§ **MATERIAL FOR THE TASK**
╔══
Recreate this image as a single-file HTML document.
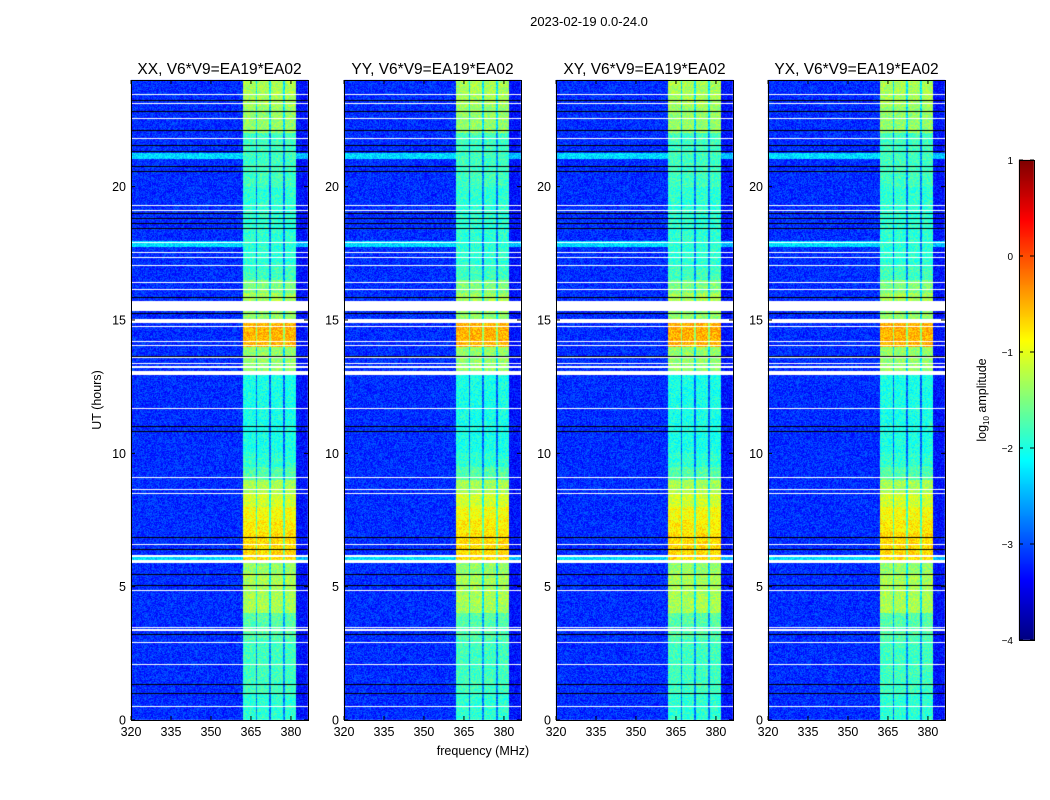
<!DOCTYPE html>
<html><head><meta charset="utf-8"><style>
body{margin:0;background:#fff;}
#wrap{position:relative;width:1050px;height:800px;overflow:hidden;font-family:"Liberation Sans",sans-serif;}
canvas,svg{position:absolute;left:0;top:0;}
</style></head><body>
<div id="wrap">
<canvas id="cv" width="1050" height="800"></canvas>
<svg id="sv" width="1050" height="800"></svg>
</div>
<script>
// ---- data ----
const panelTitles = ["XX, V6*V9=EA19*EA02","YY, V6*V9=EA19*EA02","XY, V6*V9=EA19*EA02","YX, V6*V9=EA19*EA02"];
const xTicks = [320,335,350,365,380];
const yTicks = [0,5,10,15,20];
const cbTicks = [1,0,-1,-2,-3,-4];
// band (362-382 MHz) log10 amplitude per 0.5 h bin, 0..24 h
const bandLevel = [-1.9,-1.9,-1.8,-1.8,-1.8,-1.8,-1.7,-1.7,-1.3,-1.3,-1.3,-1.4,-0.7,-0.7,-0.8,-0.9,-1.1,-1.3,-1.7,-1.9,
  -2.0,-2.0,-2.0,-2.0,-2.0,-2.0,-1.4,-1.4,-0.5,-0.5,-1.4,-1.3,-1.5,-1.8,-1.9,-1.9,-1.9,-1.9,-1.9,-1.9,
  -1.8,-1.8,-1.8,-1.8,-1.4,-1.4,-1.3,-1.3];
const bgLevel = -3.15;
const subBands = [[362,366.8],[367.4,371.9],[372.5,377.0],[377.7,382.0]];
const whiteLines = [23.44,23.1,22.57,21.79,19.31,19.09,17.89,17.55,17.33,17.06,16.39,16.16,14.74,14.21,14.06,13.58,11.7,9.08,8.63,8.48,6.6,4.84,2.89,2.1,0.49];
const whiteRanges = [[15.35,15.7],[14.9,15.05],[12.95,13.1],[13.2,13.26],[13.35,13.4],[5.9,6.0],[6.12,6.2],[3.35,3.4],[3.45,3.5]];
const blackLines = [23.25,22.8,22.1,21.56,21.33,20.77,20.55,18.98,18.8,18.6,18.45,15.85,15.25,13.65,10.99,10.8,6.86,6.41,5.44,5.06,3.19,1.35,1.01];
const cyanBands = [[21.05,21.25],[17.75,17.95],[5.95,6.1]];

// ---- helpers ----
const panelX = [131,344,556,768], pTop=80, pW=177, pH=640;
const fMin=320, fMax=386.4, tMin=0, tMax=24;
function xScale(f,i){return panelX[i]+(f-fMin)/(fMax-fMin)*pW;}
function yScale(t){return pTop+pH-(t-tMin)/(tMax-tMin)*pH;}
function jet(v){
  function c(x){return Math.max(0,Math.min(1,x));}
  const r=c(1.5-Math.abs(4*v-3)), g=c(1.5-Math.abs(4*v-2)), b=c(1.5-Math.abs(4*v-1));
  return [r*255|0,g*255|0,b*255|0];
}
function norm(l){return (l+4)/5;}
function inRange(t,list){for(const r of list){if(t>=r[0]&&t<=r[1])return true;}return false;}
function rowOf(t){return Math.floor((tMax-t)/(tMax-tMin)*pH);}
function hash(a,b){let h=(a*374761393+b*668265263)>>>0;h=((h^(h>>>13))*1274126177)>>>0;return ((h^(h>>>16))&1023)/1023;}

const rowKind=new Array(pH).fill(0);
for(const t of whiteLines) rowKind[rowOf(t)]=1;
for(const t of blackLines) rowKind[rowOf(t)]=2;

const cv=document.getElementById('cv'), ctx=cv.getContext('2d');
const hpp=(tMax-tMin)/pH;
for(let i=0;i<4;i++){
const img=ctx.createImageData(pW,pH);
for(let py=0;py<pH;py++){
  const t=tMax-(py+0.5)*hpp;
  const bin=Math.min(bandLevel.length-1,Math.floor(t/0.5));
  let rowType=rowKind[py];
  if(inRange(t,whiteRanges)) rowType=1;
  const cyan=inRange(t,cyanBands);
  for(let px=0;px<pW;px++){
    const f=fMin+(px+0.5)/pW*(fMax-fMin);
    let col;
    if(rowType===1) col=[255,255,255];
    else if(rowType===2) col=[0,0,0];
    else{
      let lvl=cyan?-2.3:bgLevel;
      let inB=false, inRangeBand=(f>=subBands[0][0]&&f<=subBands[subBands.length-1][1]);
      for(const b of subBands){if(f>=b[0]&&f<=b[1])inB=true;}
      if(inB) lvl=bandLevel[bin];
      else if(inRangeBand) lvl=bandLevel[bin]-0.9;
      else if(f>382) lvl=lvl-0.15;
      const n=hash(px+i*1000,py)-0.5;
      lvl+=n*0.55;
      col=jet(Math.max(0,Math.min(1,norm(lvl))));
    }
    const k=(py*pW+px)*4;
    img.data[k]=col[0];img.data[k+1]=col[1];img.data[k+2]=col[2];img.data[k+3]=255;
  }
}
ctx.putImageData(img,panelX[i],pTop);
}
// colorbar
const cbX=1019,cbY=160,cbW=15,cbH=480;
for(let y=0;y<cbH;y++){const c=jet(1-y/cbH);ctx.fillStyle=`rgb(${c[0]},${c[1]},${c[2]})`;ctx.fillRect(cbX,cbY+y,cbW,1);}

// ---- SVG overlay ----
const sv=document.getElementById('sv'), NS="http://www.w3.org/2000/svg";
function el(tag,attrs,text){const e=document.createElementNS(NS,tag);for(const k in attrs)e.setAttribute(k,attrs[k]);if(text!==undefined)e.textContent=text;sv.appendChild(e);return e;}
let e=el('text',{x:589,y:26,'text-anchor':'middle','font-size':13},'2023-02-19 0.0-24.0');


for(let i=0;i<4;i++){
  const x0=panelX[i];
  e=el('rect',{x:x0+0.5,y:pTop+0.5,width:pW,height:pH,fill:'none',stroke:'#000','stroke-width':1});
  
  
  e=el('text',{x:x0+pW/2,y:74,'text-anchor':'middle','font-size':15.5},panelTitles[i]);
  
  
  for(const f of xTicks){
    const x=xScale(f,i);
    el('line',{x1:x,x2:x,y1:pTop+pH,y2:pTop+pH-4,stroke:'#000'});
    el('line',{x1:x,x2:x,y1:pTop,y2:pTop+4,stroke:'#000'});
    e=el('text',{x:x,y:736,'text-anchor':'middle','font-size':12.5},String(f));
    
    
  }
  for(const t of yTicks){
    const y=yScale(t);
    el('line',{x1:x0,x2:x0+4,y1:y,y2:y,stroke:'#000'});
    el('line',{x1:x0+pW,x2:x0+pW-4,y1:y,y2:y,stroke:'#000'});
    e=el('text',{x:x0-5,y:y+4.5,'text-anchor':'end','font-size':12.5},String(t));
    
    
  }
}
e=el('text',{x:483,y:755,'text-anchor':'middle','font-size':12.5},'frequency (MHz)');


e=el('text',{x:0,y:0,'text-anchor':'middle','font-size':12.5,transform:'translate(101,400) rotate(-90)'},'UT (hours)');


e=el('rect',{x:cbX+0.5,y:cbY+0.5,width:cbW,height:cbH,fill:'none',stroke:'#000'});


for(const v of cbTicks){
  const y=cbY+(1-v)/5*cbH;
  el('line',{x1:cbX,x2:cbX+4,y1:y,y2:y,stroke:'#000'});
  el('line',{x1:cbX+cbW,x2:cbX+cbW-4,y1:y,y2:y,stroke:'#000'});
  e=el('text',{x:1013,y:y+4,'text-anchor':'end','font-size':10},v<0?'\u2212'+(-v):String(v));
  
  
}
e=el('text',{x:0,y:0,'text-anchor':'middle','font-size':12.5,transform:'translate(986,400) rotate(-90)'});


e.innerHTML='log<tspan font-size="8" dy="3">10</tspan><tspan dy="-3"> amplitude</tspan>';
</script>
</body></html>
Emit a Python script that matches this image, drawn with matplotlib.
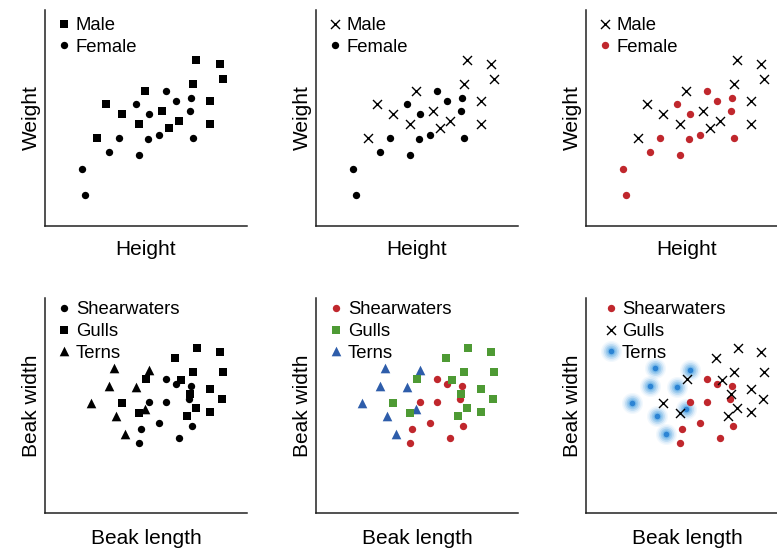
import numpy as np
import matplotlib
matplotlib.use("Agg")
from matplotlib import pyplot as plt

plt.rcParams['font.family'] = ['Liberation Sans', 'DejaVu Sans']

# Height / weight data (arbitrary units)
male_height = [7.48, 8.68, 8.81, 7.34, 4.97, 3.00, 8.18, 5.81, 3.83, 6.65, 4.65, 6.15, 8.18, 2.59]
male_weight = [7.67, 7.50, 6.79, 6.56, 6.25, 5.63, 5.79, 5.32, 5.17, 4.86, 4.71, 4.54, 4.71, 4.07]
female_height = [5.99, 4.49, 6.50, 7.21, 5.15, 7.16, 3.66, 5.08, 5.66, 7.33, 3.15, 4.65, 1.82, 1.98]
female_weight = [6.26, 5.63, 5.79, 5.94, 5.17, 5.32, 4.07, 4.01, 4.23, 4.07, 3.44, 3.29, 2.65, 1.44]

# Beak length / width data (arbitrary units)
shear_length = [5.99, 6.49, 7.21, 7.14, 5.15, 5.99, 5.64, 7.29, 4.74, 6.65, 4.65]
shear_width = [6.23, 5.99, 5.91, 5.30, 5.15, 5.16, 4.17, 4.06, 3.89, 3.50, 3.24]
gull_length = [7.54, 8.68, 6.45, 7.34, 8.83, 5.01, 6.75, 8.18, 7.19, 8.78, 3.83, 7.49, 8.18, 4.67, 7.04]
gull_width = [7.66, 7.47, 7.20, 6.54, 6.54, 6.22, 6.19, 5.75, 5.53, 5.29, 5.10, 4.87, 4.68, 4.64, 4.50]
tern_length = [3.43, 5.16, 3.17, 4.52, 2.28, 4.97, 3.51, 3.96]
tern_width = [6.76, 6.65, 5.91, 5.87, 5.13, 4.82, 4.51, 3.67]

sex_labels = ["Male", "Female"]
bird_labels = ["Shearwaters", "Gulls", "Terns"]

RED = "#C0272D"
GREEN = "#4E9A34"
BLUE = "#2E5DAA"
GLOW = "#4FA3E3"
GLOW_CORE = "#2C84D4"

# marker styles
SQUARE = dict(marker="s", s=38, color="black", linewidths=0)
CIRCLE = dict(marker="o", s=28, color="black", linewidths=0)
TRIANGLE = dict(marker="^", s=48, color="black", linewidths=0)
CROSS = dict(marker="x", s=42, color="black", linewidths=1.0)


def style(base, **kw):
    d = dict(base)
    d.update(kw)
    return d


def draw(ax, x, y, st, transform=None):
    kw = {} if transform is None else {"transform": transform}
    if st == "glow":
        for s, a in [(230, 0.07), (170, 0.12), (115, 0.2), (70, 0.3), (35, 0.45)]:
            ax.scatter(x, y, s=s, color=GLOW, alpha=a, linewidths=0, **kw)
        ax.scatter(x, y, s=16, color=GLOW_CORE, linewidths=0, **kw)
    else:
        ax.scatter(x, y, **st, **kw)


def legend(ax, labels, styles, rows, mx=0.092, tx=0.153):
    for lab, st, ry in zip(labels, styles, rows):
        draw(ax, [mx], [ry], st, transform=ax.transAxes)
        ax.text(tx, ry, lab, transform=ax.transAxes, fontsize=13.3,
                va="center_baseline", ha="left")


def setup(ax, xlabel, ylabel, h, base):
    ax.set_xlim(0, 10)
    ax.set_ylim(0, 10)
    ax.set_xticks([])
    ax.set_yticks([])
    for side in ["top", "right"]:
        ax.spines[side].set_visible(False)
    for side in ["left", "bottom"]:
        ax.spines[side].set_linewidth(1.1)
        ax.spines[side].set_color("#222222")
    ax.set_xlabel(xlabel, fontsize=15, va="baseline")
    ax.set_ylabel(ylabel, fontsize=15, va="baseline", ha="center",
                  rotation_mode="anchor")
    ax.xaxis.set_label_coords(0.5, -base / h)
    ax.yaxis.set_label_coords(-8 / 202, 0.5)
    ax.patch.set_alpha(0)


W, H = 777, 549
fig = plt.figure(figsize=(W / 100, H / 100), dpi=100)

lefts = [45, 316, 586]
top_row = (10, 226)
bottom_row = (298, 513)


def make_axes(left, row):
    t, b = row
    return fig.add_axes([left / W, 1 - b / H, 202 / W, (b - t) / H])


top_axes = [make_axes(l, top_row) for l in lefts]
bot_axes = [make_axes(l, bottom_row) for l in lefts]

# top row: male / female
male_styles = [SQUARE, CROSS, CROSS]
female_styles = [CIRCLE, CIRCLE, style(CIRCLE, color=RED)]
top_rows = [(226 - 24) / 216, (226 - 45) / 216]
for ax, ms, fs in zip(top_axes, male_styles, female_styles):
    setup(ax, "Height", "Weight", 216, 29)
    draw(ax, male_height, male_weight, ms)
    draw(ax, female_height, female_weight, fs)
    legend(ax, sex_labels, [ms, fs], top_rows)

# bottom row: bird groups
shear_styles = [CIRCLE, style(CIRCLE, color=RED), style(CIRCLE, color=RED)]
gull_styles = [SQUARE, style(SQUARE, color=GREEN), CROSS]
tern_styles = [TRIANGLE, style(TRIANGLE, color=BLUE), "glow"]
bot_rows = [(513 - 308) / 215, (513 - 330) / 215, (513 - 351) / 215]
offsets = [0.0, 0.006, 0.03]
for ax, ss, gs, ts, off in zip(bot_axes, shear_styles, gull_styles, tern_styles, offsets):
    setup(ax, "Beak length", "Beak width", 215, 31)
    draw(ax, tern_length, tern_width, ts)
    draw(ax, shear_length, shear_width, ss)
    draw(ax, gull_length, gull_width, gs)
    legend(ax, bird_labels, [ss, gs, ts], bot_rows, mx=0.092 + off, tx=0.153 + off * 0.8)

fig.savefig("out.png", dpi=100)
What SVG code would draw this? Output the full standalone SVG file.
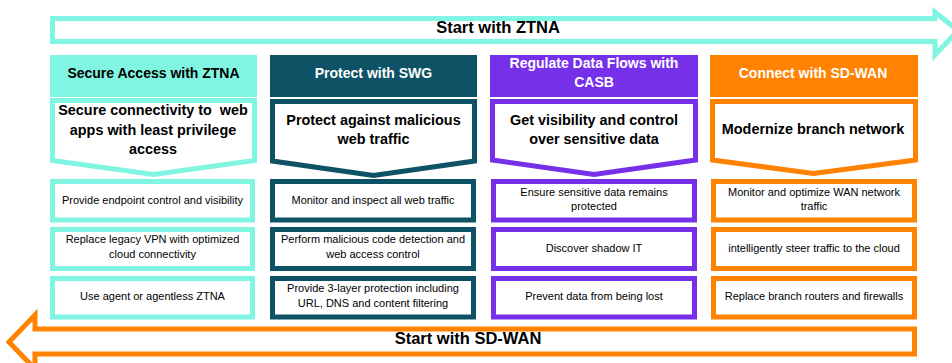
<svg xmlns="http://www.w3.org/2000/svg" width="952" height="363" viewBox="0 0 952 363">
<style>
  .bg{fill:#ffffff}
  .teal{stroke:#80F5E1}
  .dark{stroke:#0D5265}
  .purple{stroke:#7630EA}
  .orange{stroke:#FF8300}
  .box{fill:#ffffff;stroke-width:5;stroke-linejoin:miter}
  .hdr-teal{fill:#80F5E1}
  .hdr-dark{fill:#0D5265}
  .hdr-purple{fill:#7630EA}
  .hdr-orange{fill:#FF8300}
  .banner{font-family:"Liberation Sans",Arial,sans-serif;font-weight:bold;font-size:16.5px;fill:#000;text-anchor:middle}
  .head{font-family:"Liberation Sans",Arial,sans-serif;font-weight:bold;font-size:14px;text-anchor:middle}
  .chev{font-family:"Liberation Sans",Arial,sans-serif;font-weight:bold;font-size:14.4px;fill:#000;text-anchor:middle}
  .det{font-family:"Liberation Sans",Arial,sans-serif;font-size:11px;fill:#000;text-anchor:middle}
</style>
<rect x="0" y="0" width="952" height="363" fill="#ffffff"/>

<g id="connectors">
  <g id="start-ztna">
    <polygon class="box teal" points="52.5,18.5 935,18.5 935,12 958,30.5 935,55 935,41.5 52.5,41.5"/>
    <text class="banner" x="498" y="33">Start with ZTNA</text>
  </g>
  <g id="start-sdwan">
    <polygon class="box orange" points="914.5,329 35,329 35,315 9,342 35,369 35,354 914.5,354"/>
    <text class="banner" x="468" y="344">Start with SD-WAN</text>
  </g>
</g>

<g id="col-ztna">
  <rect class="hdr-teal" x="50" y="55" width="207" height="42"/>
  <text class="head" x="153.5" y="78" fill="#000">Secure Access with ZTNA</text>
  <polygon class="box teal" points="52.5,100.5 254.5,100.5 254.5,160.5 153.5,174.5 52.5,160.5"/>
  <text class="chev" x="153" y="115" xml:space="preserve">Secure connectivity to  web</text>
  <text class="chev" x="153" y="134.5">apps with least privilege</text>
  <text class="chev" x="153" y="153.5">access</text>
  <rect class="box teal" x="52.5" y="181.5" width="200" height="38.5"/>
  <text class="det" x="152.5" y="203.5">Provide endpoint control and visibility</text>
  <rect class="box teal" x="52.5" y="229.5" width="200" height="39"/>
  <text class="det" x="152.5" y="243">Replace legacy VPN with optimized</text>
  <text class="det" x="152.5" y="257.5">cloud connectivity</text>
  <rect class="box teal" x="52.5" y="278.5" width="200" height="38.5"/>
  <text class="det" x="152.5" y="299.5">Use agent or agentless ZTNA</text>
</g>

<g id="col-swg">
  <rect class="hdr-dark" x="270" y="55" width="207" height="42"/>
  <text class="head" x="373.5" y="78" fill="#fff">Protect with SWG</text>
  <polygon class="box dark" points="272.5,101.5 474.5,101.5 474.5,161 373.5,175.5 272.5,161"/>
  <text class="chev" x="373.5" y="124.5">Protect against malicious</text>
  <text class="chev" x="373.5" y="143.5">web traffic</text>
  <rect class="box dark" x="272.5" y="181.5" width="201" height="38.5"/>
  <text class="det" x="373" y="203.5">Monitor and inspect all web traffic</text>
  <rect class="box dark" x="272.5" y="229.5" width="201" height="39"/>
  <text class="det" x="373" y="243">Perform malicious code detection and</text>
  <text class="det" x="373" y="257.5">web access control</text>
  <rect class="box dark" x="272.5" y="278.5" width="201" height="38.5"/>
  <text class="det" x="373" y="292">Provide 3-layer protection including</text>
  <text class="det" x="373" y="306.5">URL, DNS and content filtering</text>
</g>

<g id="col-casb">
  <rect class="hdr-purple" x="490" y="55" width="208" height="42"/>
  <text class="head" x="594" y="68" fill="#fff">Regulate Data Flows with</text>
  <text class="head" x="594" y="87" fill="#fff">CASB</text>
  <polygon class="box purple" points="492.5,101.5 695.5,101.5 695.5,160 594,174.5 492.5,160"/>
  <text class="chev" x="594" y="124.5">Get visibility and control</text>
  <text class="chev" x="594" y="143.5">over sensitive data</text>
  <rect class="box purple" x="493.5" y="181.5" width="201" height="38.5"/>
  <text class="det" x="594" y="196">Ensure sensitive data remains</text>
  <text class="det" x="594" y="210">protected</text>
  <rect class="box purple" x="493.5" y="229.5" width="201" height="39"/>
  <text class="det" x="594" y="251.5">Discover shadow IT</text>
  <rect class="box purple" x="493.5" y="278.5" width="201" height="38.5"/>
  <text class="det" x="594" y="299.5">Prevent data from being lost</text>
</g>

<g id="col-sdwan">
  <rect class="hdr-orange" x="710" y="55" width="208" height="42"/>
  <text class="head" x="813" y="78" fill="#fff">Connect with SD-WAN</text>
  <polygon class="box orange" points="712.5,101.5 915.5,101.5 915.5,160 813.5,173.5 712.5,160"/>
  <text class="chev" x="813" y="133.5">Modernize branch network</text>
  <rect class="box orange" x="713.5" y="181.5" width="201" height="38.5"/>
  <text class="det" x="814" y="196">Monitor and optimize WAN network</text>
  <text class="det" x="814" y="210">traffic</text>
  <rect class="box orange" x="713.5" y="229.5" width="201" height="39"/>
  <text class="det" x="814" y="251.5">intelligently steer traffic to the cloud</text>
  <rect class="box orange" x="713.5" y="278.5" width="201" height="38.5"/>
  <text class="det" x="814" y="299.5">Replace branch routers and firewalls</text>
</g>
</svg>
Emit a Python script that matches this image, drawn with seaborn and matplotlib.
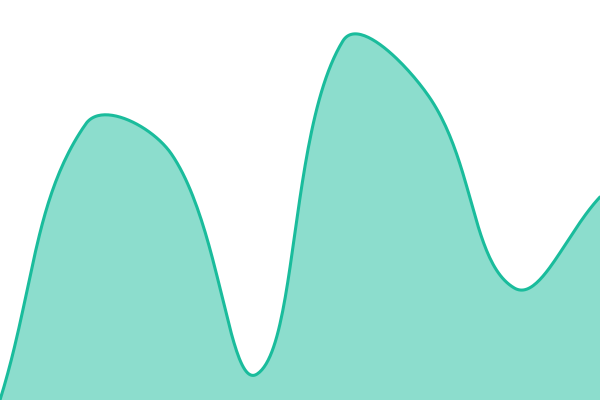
╚══
§ **REQUIRED TASK**
Exactly as they appear, write out the lines from the one containing "drawn with matplotlib." down to the one containing "plt.rcParams['font.family'] = ['Liberation", both included. Pictures are left out.

§ **OUTPUT OF THE EXERCISE**
Emit a Python script that matches this image, drawn with matplotlib.
import numpy as np
import matplotlib
matplotlib.use("Agg")
from matplotlib import pyplot as plt

plt.rcParams['font.family'] = ['Liberation Sans', 'DejaVu Sans']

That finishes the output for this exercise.